- First appearance: The Third Cry to Legba
- Last appearance: The School of Darkness
- Created by: Manly Wade Wellman
- Portrayed by: Alex Cord

In-universe information
- Gender: Male
- Occupation: Occult detective

= John Thunstone =

John Thunstone is a fictional character and the hero of a series of stories by author Manly Wade Wellman.

==Character biography==
Thunstone is a scholar and playboy who investigates mysterious supernatural events. He is physically large and strong, intelligent, handsome, and wealthy. He is also well-read in occult matters and has access to several weapons that are especially potent against vampires, werewolves and other supernatural creatures.

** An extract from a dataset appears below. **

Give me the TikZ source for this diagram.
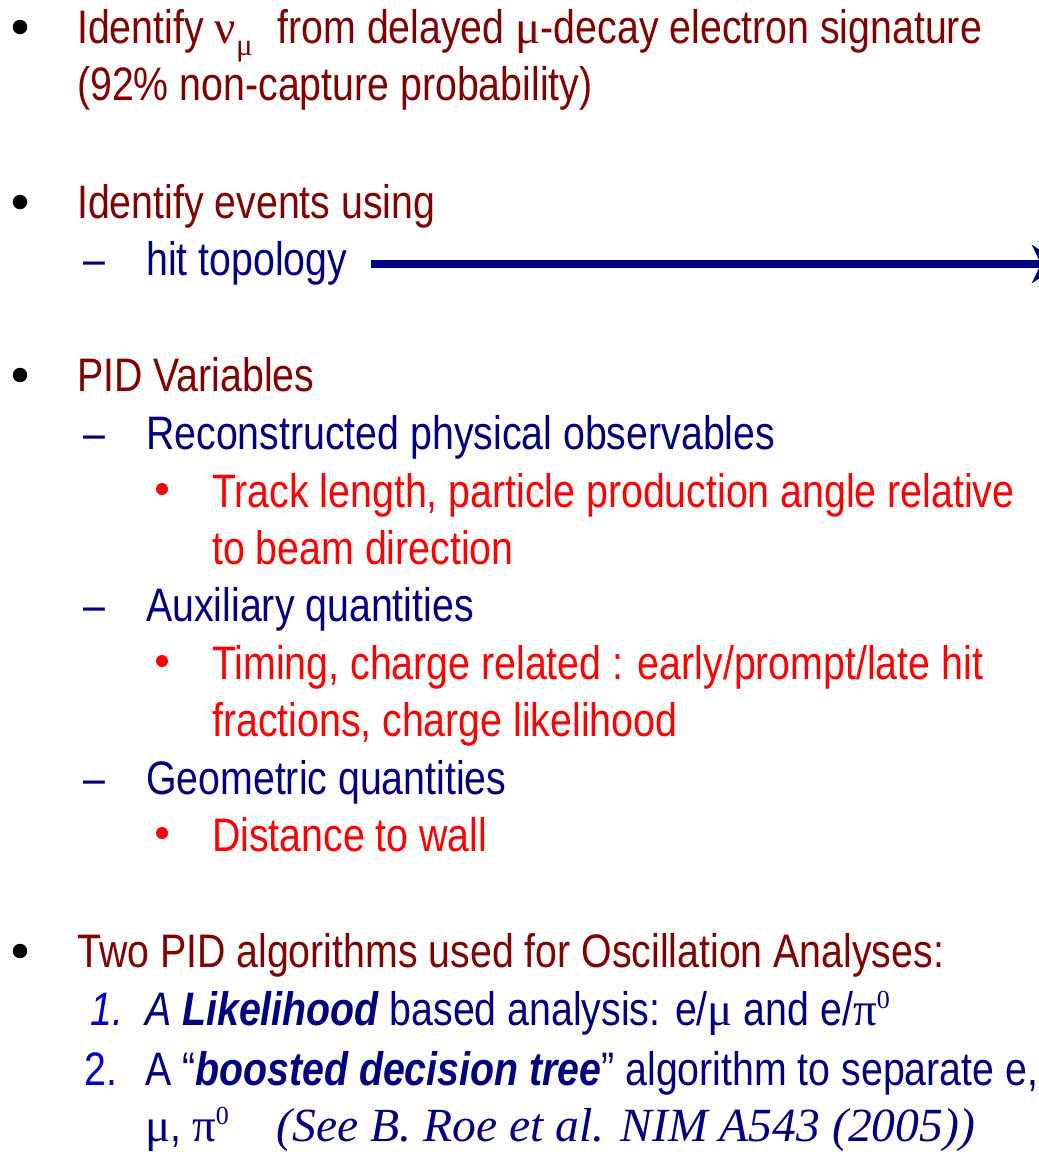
\documentclass[tikz,border=0pt]{standalone}
\usepackage{fontspec}
\setmainfont{Liberation Sans}[FakeStretch=0.836]
\newfontfamily\grk{Liberation Serif}
\usetikzlibrary{arrows.meta}
\definecolor{cMaroon}{RGB}{128,0,0}
\definecolor{cNavy}{RGB}{0,0,128}
\definecolor{cRed}{RGB}{255,0,0}
\definecolor{cNum}{RGB}{0,0,204}
\newcommand\gk[1]{{\grk #1}}
\newcommand\supz{\raisebox{17pt}{\fontsize{26}{26}\selectfont\grk 0}}
\begin{document}
\begin{tikzpicture}[x=1pt,y=-1pt,
  txt/.style={anchor=base west,inner sep=0pt,font=\fontsize{47}{56}\selectfont},
  lone/.style={txt,text=cMaroon},
  ltwo/.style={txt,text=cNavy},
  lthree/.style={txt,text=cRed},
  bigdot/.style={circle,fill=black,inner sep=0pt,minimum size=14.5pt},
  smalldot/.style={circle,fill=cRed,inner sep=0pt,minimum size=12pt},
  dashmark/.style={txt,text=cNavy},
  nummark/.style={txt,text=cNum}]
\useasboundingbox[fill=white] (0,0) rectangle (1039,1152);
% bullet 1
\node[bigdot] (b1) at (20,27) {};
\node[lone] (t1) at (77,43) {Identify \gk{ν}\raisebox{-12pt}{\fontsize{31}{31}\selectfont\grk μ}\hspace{14pt} from delayed \gk{μ}-decay electron signature};
\node[lone] (t2) at (77,100) {(92\% non-capture probability)};
% bullet 2
\node[bigdot] (b2) at (20,202) {};
\node[lone] (t3) at (77,218) {Identify events using};
\node[dashmark] (d1) at (83,275) {–};
\node[ltwo] (ht) at (146,275) {hit topology};
\coordinate (as) at ([xshift=24pt,yshift=11pt]ht.base east);
\coordinate (ae) at (1062,264);
\draw[cNavy,line width=7.5pt,-{Stealth[length=30pt,width=38pt,inset=9pt]}] (as) -- (ae);
% bullet 3
\node[bigdot] (b3) at (20,375) {};
\node[lone] (t4) at (77,391) {PID Variables};
\node[dashmark] (d2) at (83,449) {–};
\node[ltwo] (t5) at (146,449) {Reconstructed physical observables};
\node[smalldot] (s1) at (162,489) {};
\node[lthree] (t6) at (212,507) {Track length, particle production angle relative};
\node[lthree] (t7) at (212,564) {to beam direction};
\node[dashmark] (d3) at (83,621) {–};
\node[ltwo] (t8) at (146,621) {Auxiliary quantities};
\node[smalldot] (s2) at (162,661) {};
\node[lthree] (t9) at (212,679) {Timing, charge related : early/prompt/late hit};
\node[lthree] (t10) at (212,736) {fractions, charge likelihood};
\node[dashmark] (d4) at (83,794) {–};
\node[ltwo] (t11) at (146,794) {Geometric quantities};
\node[smalldot] (s3) at (162,833) {};
\node[lthree] (t12) at (212,851) {Distance to wall};
% bullet 4
\node[bigdot] (b4) at (20,951) {};
\node[lone] (t13) at (77,967) {Two PID algorithms used for Oscillation Analyses:};
\node[nummark] (n1) at (90,1025) {\itshape 1.};
\node[ltwo] (t14) at (145,1025) {\itshape A \bfseries Likelihood\mdseries\upshape{} based analysis: e/\gk{μ} and e/\gk{π}\supz};
\node[nummark] (n2) at (84,1085) {2.};
\node[ltwo] (t15) at (145,1085) {A “\textbf{\textit{boosted decision tree}}” algorithm to separate e,};
\node[ltwo] (t16) at (145,1141) {\gk{μ}, \gk{π}\supz\hspace{48pt}{\grk\itshape\fontsize{47.6}{56}\selectfont (See B. Roe et al. NIM A543 (2005))}};
\end{tikzpicture}
\end{document}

Thunstone has a sword-cane with a silver blade said to have been forged by Saint Dunstan, patron saint of silversmiths and a noted opponent of the Devil. The blade is inscribed with a text from Judges chapter 5 in the Vulgate, "Sic pereant omnes inimici tui" — "thus perish all your enemies". The sword-cane had also been used by Wellman's earlier character, Judge Pursuivant, who passed it on to Thunstone when his advanced age made him too weak to effectively wield it.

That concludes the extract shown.